なお、上記においては、実施の形態4の充電制御装置1Cによる充電電力の制御の変形例として説明したが、実施の形態2の充電制御装置1Aおよび実施の形態2の充電制御装置1Bによる充電電力の制御の変形例として充電電力の多段階制御を行っても良い。
<変形例2>
図16は、実施の形態4の充電制御装置1Cによる充電電力の制御の変形例2による時間に対する蓄電量の変化および充電電流の変化を示す図である。
図16においては、初期蓄電量から緊急用蓄電量までの充電時間と、緊急用蓄電量から目標蓄電量までの充電時間が変化した場合の、初期蓄電量から緊急用蓄電量までの充電電力の違い、および緊急用蓄電量から目標蓄電量までの充電電力の違いを示すと共に、第1、第2充電時間のそれぞれで非線形に充電電力を変化させる動作を示しており、横軸を時間軸として、上側の図に蓄電量の変化を示し、下側の図に充電電流の変化を示している。
すなわち、初期蓄電量から緊急用蓄電量までの充電を行う第1充電時間内、さらに緊急用蓄電量から目標蓄電量までの充電を行う第2充電時間内のそれぞれで、蓄電量が小さい場合は充電電力の増加曲線が急峻な立ち上がりを示すように充電電力が非線形に変化するように制御し、蓄電量が大きい場合は充電電力の増加曲線が緩やかな立ち上がりを示すように充電電力が非線形に変化するように制御することで蓄電池の劣化をより抑制することが可能となる。

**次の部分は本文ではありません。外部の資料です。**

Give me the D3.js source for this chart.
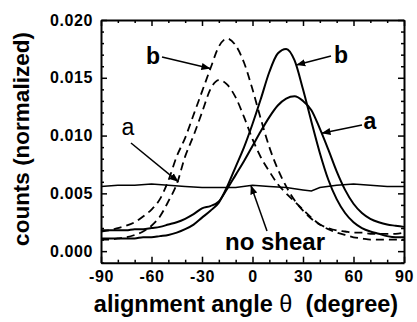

なお、上記のような制御も図14に示したフローチャートで実現でき、ステップS77で計測した充電開始後からの時間計測結果をステップS71での第1充電電力の演算およびステップS74での第2充電電力の演算の際に利用し、例えば、対数関数で充電電力を変化させるなどして充電電力が非線形に変化するように制御している。
また、上記充電電力の決定に用いる関数は1つに限定されず、所定の時間間隔で関数を変更するようにしても良い。
また、図15に示したフローチャートによっても実現でき、ステップS78で出力する現状の蓄電量を、第1充電電力設定部17Aおよび第2充電電力設定部18Aに与え、第1充電電力設定部17Aおよび第2充電電力設定部18Aでは、予め定めた閾値に基づいて現状の蓄電量を判断し、現状の蓄電量が所定の閾値を満たしている場合と満たしていない場合で、充電電力を決定する関数を切り替える。例えば、対数関数の係数を変化させるなどして充電電力が非線形に変化する充電制御を実現している。なお、上記閾値を複数設け、閾値ごとに関数を変えるなどしても良い。
なお、上記においては、実施の形態4の充電制御装置1Cによる充電電力の制御の変形例として説明したが、実施の形態2の充電制御装置1Aおよび実施の形態2の充電制御装置1Bによる充電電力の制御の変形例として充電電力を非線形に制御しても良い。
なお、本発明は、その発明の範囲内において、各実施の形態を自由に組み合わせたり、各実施の形態を適宜、変形、省略することが可能である。